## SHORT PROBLEM
Output the material below unchanged, apart from leaving out the pictures.

[start RAW DATA]

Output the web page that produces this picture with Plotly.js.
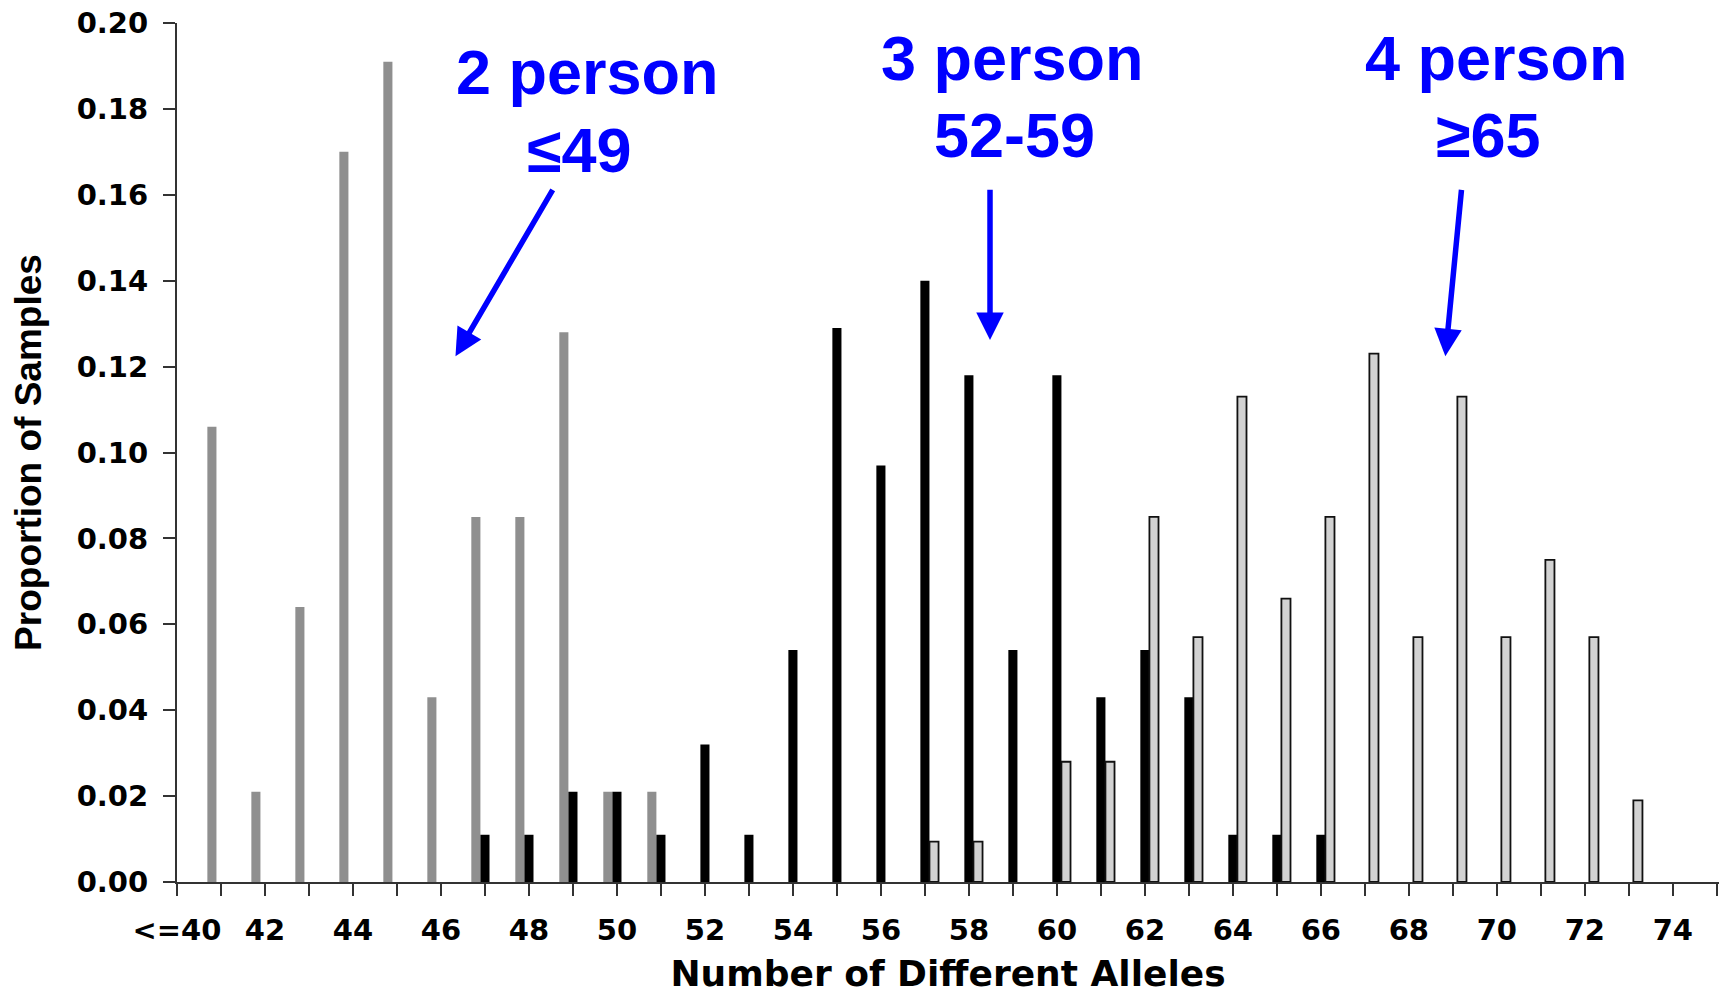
<!DOCTYPE html>
<html><head><meta charset="utf-8">
<script src="https://cdn.plot.ly/plotly-3.0.1.min.js"></script>
<style>html,body{margin:0;padding:0;background:#fff;overflow:hidden}</style>
</head><body><div id="chart" style="width:1719px;height:994px"></div>
<script>
// x categories: number of different alleles (first bin labelled "<=40")
const xTickVals = [40,41,42,43,44,45,46,47,48,49,50,51,52,53,54,55,56,57,58,59,60,61,62,63,64,65,66,67,68,69,70,71,72,73,74,75];
const xTickText = ['&lt;=40','','42','','44','','46','','48','','50','','52','','54','','56','','58','','60','','62','','64','','66','','68','','70','','72','','74',''];

// 2-person mixtures (grey bars)
const twoPersonX = [41,42,43,44,45,46,47,48,49,50,51];
const twoPersonY = [0.106,0.021,0.064,0.170,0.191,0.043,0.085,0.085,0.128,0.021,0.021];

// 3-person mixtures (black bars)
const threePersonX = [47,48,49,50,51,52,53,54,55,56,57,58,59,60,61,62,63,64,65,66];
const threePersonY = [0.011,0.011,0.021,0.021,0.011,0.032,0.011,0.054,0.129,0.097,0.140,0.118,0.054,0.118,0.043,0.054,0.043,0.011,0.011,0.011];

// 4-person mixtures (light bars)
const fourPersonX = [57,58,60,61,62,63,64,65,66,67,68,69,70,71,72,73];
const fourPersonY = [0.0094,0.0094,0.028,0.028,0.085,0.057,0.113,0.066,0.085,0.123,0.057,0.113,0.057,0.075,0.057,0.019];

// callout labels
const calloutLines1 = ['2 person','3 person','4 person'];
const calloutLines2 = ['\u226449','52-59','\u226565'];

const blue = '#0000ff';
const tickFont = {family:'DejaVu Sans', size:29, color:'#000', weight:'bold'};

const traces = [
  {type:'bar', name:'2 person', x:twoPersonX, y:twoPersonY, marker:{color:'#8f8f8f', line:{width:0}}},
  {type:'bar', name:'3 person', x:threePersonX, y:threePersonY, marker:{color:'#000000', line:{width:0}}},
  {type:'bar', name:'4 person', x:fourPersonX, y:fourPersonY, marker:{color:'#d2d2d2', line:{color:'#111111', width:1.8}}}
];

const annFont = {family:'Liberation Sans, Arial, sans-serif', size:63, color:blue, weight:'bold'};
const textPos1 = [[49.34,0.1886],[58.98,0.1919],[70.0,0.1919]];
const textPos2 = [[49.14,0.1705],[59.03,0.1739],[69.8,0.1739]];
const arrows = [
  {tip:[46.33,0.1224], tail:[48.56,0.1615]},
  {tip:[58.48,0.1262], tail:[58.48,0.1615]},
  {tip:[68.83,0.1224], tail:[69.2,0.1615]}
];
const annotations = [];
for (let i=0;i<3;i++){
  annotations.push({xref:'x', yref:'y', x:textPos1[i][0], y:textPos1[i][1], text:calloutLines1[i], showarrow:false, font:annFont, xanchor:'center', yanchor:'middle'});
  annotations.push({xref:'x', yref:'y', x:textPos2[i][0], y:textPos2[i][1], text:calloutLines2[i], showarrow:false, font:annFont, xanchor:'center', yanchor:'middle'});
  annotations.push({xref:'x', yref:'y', axref:'x', ayref:'y', x:arrows[i].tip[0], y:arrows[i].tip[1], ax:arrows[i].tail[0], ay:arrows[i].tail[1], text:'', showarrow:true, arrowhead:2, arrowsize:1, arrowwidth:5.5, arrowcolor:blue});
}

const layout = {
  width:1719, height:994,
  margin:{l:177, r:0, t:23, b:112, pad:0},
  paper_bgcolor:'#fff', plot_bgcolor:'#fff',
  showlegend:false,
  barmode:'group', bargap:0.38, bargroupgap:0,
  xaxis:{
    range:[40,75.05], tickmode:'array', tickvals:xTickVals, ticktext:xTickText,
    showline:true, linecolor:'#333', linewidth:2, ticks:'outside', ticklen:12, tickwidth:2, tickcolor:'#333',
    showgrid:false, zeroline:false, tickfont:tickFont, ticklabelstandoff:9, tickangle:0,
    title:{text:'\u00a0\u00a0\u00a0Number of Different Alleles', font:{family:'DejaVu Sans', size:36, color:'#000', weight:'bold'}, standoff:24}
  },
  yaxis:{
    range:[0,0.2], dtick:0.02, tick0:0, tickformat:'.2f',
    showline:true, linecolor:'#333', linewidth:2, ticks:'outside', ticklen:12, tickwidth:2, tickcolor:'#333',
    showgrid:false, zeroline:false, tickfont:tickFont, ticklabelstandoff:9,
    title:{text:'Proportion of Samples', font:{family:'Liberation Sans, Arial, sans-serif', size:37, color:'#000', weight:'bold'}, standoff:24}
  },
  annotations:annotations
};

Plotly.newPlot('chart', traces, layout, {displayModeBar:false, staticPlot:true});
</script>
</body></html>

[end RAW DATA]

## EXERCISE ANSWER
Output the web page that produces this picture with Plotly.js.
<!DOCTYPE html>
<html><head><meta charset="utf-8">
<script src="https://cdn.plot.ly/plotly-3.0.1.min.js"></script>
<style>html,body{margin:0;padding:0;background:#fff;overflow:hidden}</style>
</head><body><div id="chart" style="width:1719px;height:994px"></div>
<script>
// x categories: number of different alleles (first bin labelled "<=40")
const xTickVals = [40,41,42,43,44,45,46,47,48,49,50,51,52,53,54,55,56,57,58,59,60,61,62,63,64,65,66,67,68,69,70,71,72,73,74,75];
const xTickText = ['&lt;=40','','42','','44','','46','','48','','50','','52','','54','','56','','58','','60','','62','','64','','66','','68','','70','','72','','74',''];

// 2-person mixtures (grey bars)
const twoPersonX = [41,42,43,44,45,46,47,48,49,50,51];
const twoPersonY = [0.106,0.021,0.064,0.170,0.191,0.043,0.085,0.085,0.128,0.021,0.021];

// 3-person mixtures (black bars)
const threePersonX = [47,48,49,50,51,52,53,54,55,56,57,58,59,60,61,62,63,64,65,66];
const threePersonY = [0.011,0.011,0.021,0.021,0.011,0.032,0.011,0.054,0.129,0.097,0.140,0.118,0.054,0.118,0.043,0.054,0.043,0.011,0.011,0.011];

// 4-person mixtures (light bars)
const fourPersonX = [57,58,60,61,62,63,64,65,66,67,68,69,70,71,72,73];
const fourPersonY = [0.0094,0.0094,0.028,0.028,0.085,0.057,0.113,0.066,0.085,0.123,0.057,0.113,0.057,0.075,0.057,0.019];

// callout labels
const calloutLines1 = ['2 person','3 person','4 person'];
const calloutLines2 = ['\u226449','52-59','\u226565'];

const blue = '#0000ff';
const tickFont = {family:'DejaVu Sans', size:29, color:'#000', weight:'bold'};

const traces = [
  {type:'bar', name:'2 person', x:twoPersonX, y:twoPersonY, marker:{color:'#8f8f8f', line:{width:0}}},
  {type:'bar', name:'3 person', x:threePersonX, y:threePersonY, marker:{color:'#000000', line:{width:0}}},
  {type:'bar', name:'4 person', x:fourPersonX, y:fourPersonY, marker:{color:'#d2d2d2', line:{color:'#111111', width:1.8}}}
];

const annFont = {family:'Liberation Sans, Arial, sans-serif', size:63, color:blue, weight:'bold'};
const textPos1 = [[49.34,0.1886],[58.98,0.1919],[70.0,0.1919]];
const textPos2 = [[49.14,0.1705],[59.03,0.1739],[69.8,0.1739]];
const arrows = [
  {tip:[46.33,0.1224], tail:[48.56,0.1615]},
  {tip:[58.48,0.1262], tail:[58.48,0.1615]},
  {tip:[68.83,0.1224], tail:[69.2,0.1615]}
];
const annotations = [];
for (let i=0;i<3;i++){
  annotations.push({xref:'x', yref:'y', x:textPos1[i][0], y:textPos1[i][1], text:calloutLines1[i], showarrow:false, font:annFont, xanchor:'center', yanchor:'middle'});
  annotations.push({xref:'x', yref:'y', x:textPos2[i][0], y:textPos2[i][1], text:calloutLines2[i], showarrow:false, font:annFont, xanchor:'center', yanchor:'middle'});
  annotations.push({xref:'x', yref:'y', axref:'x', ayref:'y', x:arrows[i].tip[0], y:arrows[i].tip[1], ax:arrows[i].tail[0], ay:arrows[i].tail[1], text:'', showarrow:true, arrowhead:2, arrowsize:1, arrowwidth:5.5, arrowcolor:blue});
}

const layout = {
  width:1719, height:994,
  margin:{l:177, r:0, t:23, b:112, pad:0},
  paper_bgcolor:'#fff', plot_bgcolor:'#fff',
  showlegend:false,
  barmode:'group', bargap:0.38, bargroupgap:0,
  xaxis:{
    range:[40,75.05], tickmode:'array', tickvals:xTickVals, ticktext:xTickText,
    showline:true, linecolor:'#333', linewidth:2, ticks:'outside', ticklen:12, tickwidth:2, tickcolor:'#333',
    showgrid:false, zeroline:false, tickfont:tickFont, ticklabelstandoff:9, tickangle:0,
    title:{text:'\u00a0\u00a0\u00a0Number of Different Alleles', font:{family:'DejaVu Sans', size:36, color:'#000', weight:'bold'}, standoff:24}
  },
  yaxis:{
    range:[0,0.2], dtick:0.02, tick0:0, tickformat:'.2f',
    showline:true, linecolor:'#333', linewidth:2, ticks:'outside', ticklen:12, tickwidth:2, tickcolor:'#333',
    showgrid:false, zeroline:false, tickfont:tickFont, ticklabelstandoff:9,
    title:{text:'Proportion of Samples', font:{family:'Liberation Sans, Arial, sans-serif', size:37, color:'#000', weight:'bold'}, standoff:24}
  },
  annotations:annotations
};

Plotly.newPlot('chart', traces, layout, {displayModeBar:false, staticPlot:true});
</script>
</body></html>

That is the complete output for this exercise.